Some rugs are so striking or rare, you want to treat them like works of art. Here are ways to show them off at eye level
There are many reasons to hang a rug on the wall – including the need for large art, preservation (rare rugs are for places where you do not dare to tread) and texture (there’s nothing two dimensional about a rug). Whatever the motivation, relocating a rug from floor to wall can add a lot to an interior.
In this home, Modern Mecca made a simple headboard so much more by placing a bold rug behind it.
The idea of a rug’s bringing texture to a room is highlighted in this project by Mark Ashby Design. The colours, pattern and texture of the rug do much to warm the stone walls of this room.

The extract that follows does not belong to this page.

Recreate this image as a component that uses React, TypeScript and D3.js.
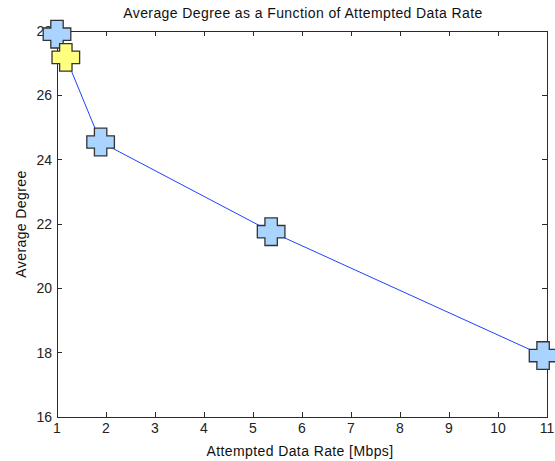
import React from "react";
import * as d3 from "d3";

const rates = [1.0, 1.18, 1.89, 5.37, 10.92];
const degrees = [27.9, 27.18, 24.55, 21.76, 17.91];
const highlight = [false, true, false, false, false];
const xTicks = [1, 2, 3, 4, 5, 6, 7, 8, 9, 10, 11];
const yTicks = [16, 18, 20, 22, 24, 26, 28];

const W = 555, H = 461;
const L = 57, R = 547, T = 31, B = 417;
const FONT = "'Liberation Sans', Arial, sans-serif";

export default function App() {
  const x = d3.scaleLinear().domain([1, 11]).range([L, R]);
  const y = d3.scaleLinear().domain([16, 28]).range([B, T]);
  const line = d3.line<number>().x((_, i) => x(rates[i])).y((d) => y(d));
  const hw = 13.8, ha = 6.2;
  const cross = `M${-ha},${-hw}H${ha}V${-ha}H${hw}V${ha}H${ha}V${hw}H${-ha}V${ha}H${-hw}V${-ha}H${-ha}Z`;
  const tk = 5;
  const axisColor = "#2b2b2b";
  const ls = 0.4;
  return (
    <svg width={W} height={H} style={{ position: "absolute", left: 0, top: 0, background: "#fff" }} fontFamily={FONT}>
      <rect x={0} y={0} width={W} height={H} fill="#fff" />
      <rect x={L} y={T} width={R - L} height={B - T} fill="#fff" stroke={axisColor} strokeWidth={1} shapeRendering="crispEdges" />
      {xTicks.map((t) => (
        <g key={"x" + t}>
          <line x1={x(t)} x2={x(t)} y1={B} y2={B - tk} stroke={axisColor} shapeRendering="crispEdges" />
          <line x1={x(t)} x2={x(t)} y1={T} y2={T + tk} stroke={axisColor} shapeRendering="crispEdges" />
          <text x={x(t)} y={433} fontSize={14} textAnchor="middle" fill="#222">{t}</text>
        </g>
      ))}
      {yTicks.map((t) => (
        <g key={"y" + t}>
          <line x1={L} x2={L + tk} y1={y(t)} y2={y(t)} stroke={axisColor} shapeRendering="crispEdges" />
          <line x1={R} x2={R - tk} y1={y(t)} y2={y(t)} stroke={axisColor} shapeRendering="crispEdges" />
          <text x={52} y={y(t) + 5} fontSize={14} textAnchor="end" fill="#222">{t}</text>
        </g>
      ))}
      <path d={line(degrees) || ""} fill="none" stroke="#2040ff" strokeWidth={1} />
      {degrees.map((d, i) => (
        <path key={"m" + i} d={cross} transform={`translate(${x(rates[i])},${y(d)})`}
          fill={highlight[i] ? "#ffff80" : "#a8d4ff"} stroke="#333" strokeWidth={1.3} />
      ))}
      <text x={303} y={18} fontSize={14} letterSpacing={ls} textAnchor="middle" fill="#111">Average Degree as a Function of Attempted Data Rate</text>
      <text x={300} y={456} fontSize={14} letterSpacing={ls} textAnchor="middle" fill="#111">Attempted Data Rate [Mbps]</text>
      <text transform={`translate(26,${(T + B) / 2}) rotate(-90)`} fontSize={14} letterSpacing={ls} textAnchor="middle" fill="#111">Average Degree</text>
    </svg>
  );
}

Designer Bobbie Tilkens-Fisher made a big pattern play by hanging a rug on the wall and putting a tribal flat-weave carpet on the floor. Often a rug’s border can work like a mat in a picture frame, drawing the eye and highlighting the central image.
Hanging this rug, an antique from Indonesia, on the wall protects it from wear and tear.
In another over-the-bed move, interior designer Jennifer Gustafson softened a brick wall and brought a high-ceilinged room into scale with a rug.
The floor-to-ceiling rug in this Rhode Island home, adds colour and impact in the entry.
This Moroccan rug emphasizes the long, low nature of the sofa in the Parker Palm Springs hotel.
Rugs need not be large or highly decorated to make a statement. This small rug with a graphic pattern adds the perfect grace note over a rustic bench in a home.
Be sure to avoid an uneven distribution of weight, which can cause a heavy rug to warp, sag or even tear. Georgia rug and textile dealer Marla Mallett writes about some common hanging methods, such as sewing a casing on the back of the rug or using Velcro to affix it to the wall.